For the reasons above stated, the judgment should be reversed and a new trial granted, with costs to appellant to abide the event.
Without determining the question of constructive eviction in this action for rent accruing after vacation by the tenant of the premises leased, by or through acts and conduct of an agent of the plaintiff in interfering with a maid of the defendant and in lending in and out of season a too willing ear at the telephone switchboard, rendering the tenancy, as declared, very unpleasant and annoying, even unbearable, the case is barren of such acts or conduct later than the middle of March, 1907, and, upon hearsay, later than some time, not appearing, in April, when the plaintiff was informed and, though requested, refused to discharge that agent. Upon the occurrence of circumstances amounting to a constructive eviction, the tenant is put to his prompt election to tolerate what is unwelcome or to remove from the premises. If he does not speedily evince the latter determination he will be held to have accommodated himself to the former alternative.

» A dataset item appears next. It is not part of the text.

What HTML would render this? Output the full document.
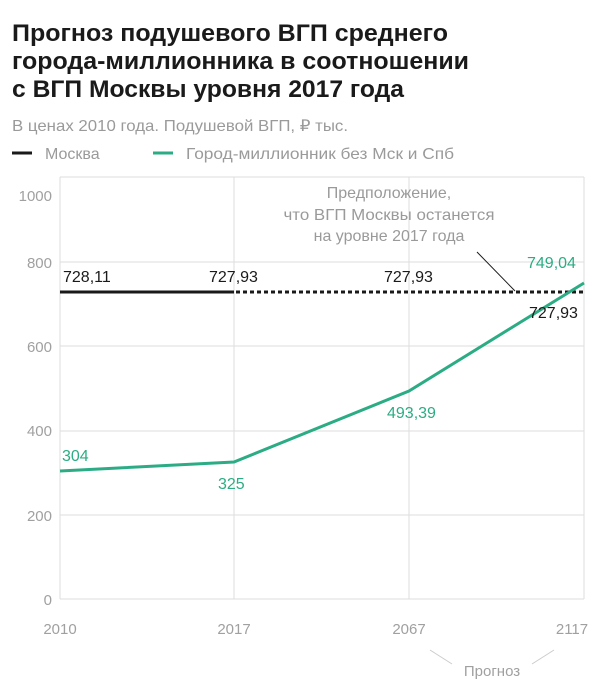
<!DOCTYPE html>
<html><head><meta charset="utf-8"><style>
body{margin:0;background:#fff;width:600px;height:683px;overflow:hidden}
svg{display:block}
text{font-family:"Liberation Sans","Noto Sans CJK SC",sans-serif}
</style></head><body>
<svg width="600" height="683" viewBox="0 0 600 683">
<g font-weight="bold" font-size="24" fill="#1a1a1a">
<text x="12" y="41" textLength="436" lengthAdjust="spacingAndGlyphs">Прогноз подушевого ВГП среднего</text>
<text x="12" y="69" textLength="457" lengthAdjust="spacingAndGlyphs">города-миллионника в соотношении</text>
<text x="12" y="97" textLength="392" lengthAdjust="spacingAndGlyphs">с ВГП Москвы уровня 2017 года</text>
</g>
<text x="12" y="131" font-size="16" fill="#9a9a9a" textLength="336" lengthAdjust="spacingAndGlyphs">В ценах 2010 года. Подушевой ВГП, ₽ тыс.</text>
<line x1="12" y1="153" x2="32" y2="153" stroke="#1a1a1a" stroke-width="3"/>
<text x="45" y="159" font-size="16" fill="#9a9a9a">Москва</text>
<line x1="153" y1="153" x2="173" y2="153" stroke="#2bac84" stroke-width="3"/>
<text x="186" y="159" font-size="16" fill="#9a9a9a" textLength="268" lengthAdjust="spacingAndGlyphs">Город-миллионник без Мск и Спб</text>
<g stroke="#dedede" stroke-width="1">
<line x1="60" y1="177" x2="584" y2="177"/>
<line x1="60" y1="262" x2="584" y2="262"/>
<line x1="60" y1="346" x2="584" y2="346"/>
<line x1="60" y1="431" x2="584" y2="431"/>
<line x1="60" y1="515" x2="584" y2="515"/>
<line x1="60" y1="599" x2="584" y2="599"/>
<line x1="60" y1="177" x2="60" y2="599"/>
<line x1="234" y1="177" x2="234" y2="599"/>
<line x1="409" y1="177" x2="409" y2="599"/>
<line x1="584" y1="177" x2="584" y2="599"/>
</g>
<g font-size="15" fill="#a0a0a0" text-anchor="end">
<text x="52" y="201">1000</text>
<text x="52" y="268">800</text>
<text x="52" y="352">600</text>
<text x="52" y="436">400</text>
<text x="52" y="521">200</text>
<text x="52" y="605">0</text>
</g>
<g font-size="15" fill="#a0a0a0" text-anchor="middle">
<text x="60" y="634">2010</text>
<text x="234" y="634">2017</text>
<text x="409" y="634">2067</text>
<text x="572" y="634">2117</text>
<text x="492" y="676">Прогноз</text>
</g>
<line x1="430" y1="650" x2="452" y2="664" stroke="#ccc"/>
<line x1="554" y1="650" x2="532" y2="664" stroke="#ccc"/>
<line x1="60" y1="292" x2="234" y2="292" stroke="#1a1a1a" stroke-width="3"/>
<line x1="236" y1="292" x2="584" y2="292" stroke="#1a1a1a" stroke-width="3" stroke-dasharray="4,3"/>
<polyline points="60,471 234,462 409,391 584,283" fill="none" stroke="#2bac84" stroke-width="3"/>
<line x1="477" y1="252" x2="515" y2="291" stroke="#1a1a1a" stroke-width="1"/>
<g font-size="16" fill="#9a9a9a" text-anchor="middle">
<text x="389" y="198">Предположение,</text>
<text x="389" y="220" textLength="211" lengthAdjust="spacingAndGlyphs">что ВГП Москвы останется</text>
<text x="389" y="241">на уровне 2017 года</text>
</g>
<g font-size="16" fill="#1a1a1a">
<text x="63" y="282">728,11</text>
<text x="209" y="282">727,93</text>
<text x="384" y="282">727,93</text>
<text x="529" y="318">727,93</text>
</g>
<g font-size="16" fill="#2bac84">
<text x="527" y="268">749,04</text>
<text x="62" y="461">304</text>
<text x="218" y="489">325</text>
<text x="387" y="418">493,39</text>
</g>
</svg>
</body></html>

Retention of the premises until the twenty-fifth of May, even upon written notice dated May 3, 1907, by the defendant that he would vacate and surrender on or before the thirty-first instant, without reason therein, may not, in view of the evidence, be determined to be a prompt election. The judgment should, therefore, be reversed and a new trial ordered.
Judgment reversed and new trial ordered, with costs to appellant to abide event.